Zdarzało się, że spędzałam godzinę przed wyjściem z domu, starając się dobrać idealnie bluzkę do spódnicy. Wszystko zmieniło się, gdy uległam wypadkowi…
Nie chcę Was wtajemniczać w szczegóły – bo i sama chciałabym móc kiedyś o tym zapomnieć. Jest to zapewne niemożliwe, bo trzydzieści procent mojego ciała pokrywają teraz blizny. Może nie wyglądam jak monstrum, ale do dawnego wyglądu naprawdę mi daleko. Po wypadku przeżyłam kilka miesięcy koszmaru. Okropny ból, zdzieranie opatrunków razem ze skórą, przeszczepy i rekonwalescencja po nich. I wiecie, co? Wtedy właśnie uzmysłowiłam sobie, że wygląd wcale nie jest najważniejszy. Owszem, należy dbać o siebie, ale po co przesadzać?

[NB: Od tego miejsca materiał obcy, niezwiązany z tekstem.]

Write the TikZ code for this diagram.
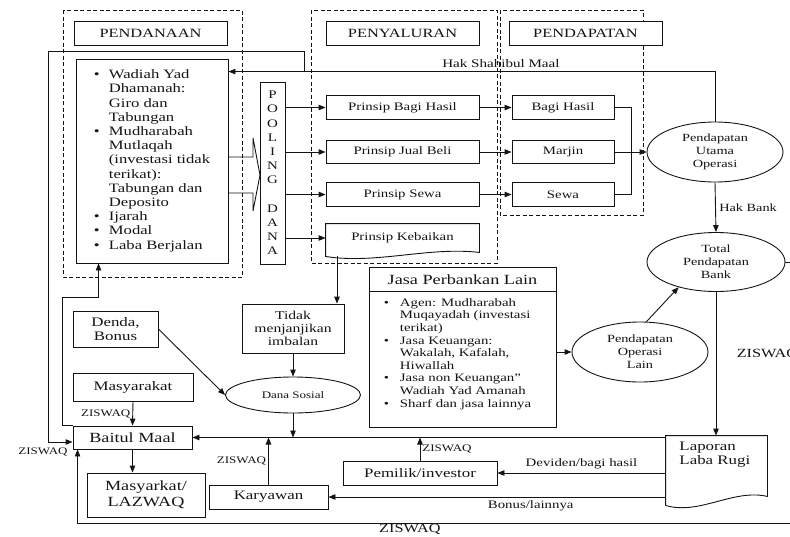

Dziś doszłam już do siebie po tym wszystkim. Niedawno poznałam faceta, który akceptuje mnie taką, jaką jestem, nawet z moimi bliznami na ciele. Cieszę się, że żyję, bo wszystko mogło skończyć się naprawdę tragicznie. I korzystam z każdego dnia, zamiast godzinami stać przed lustrem!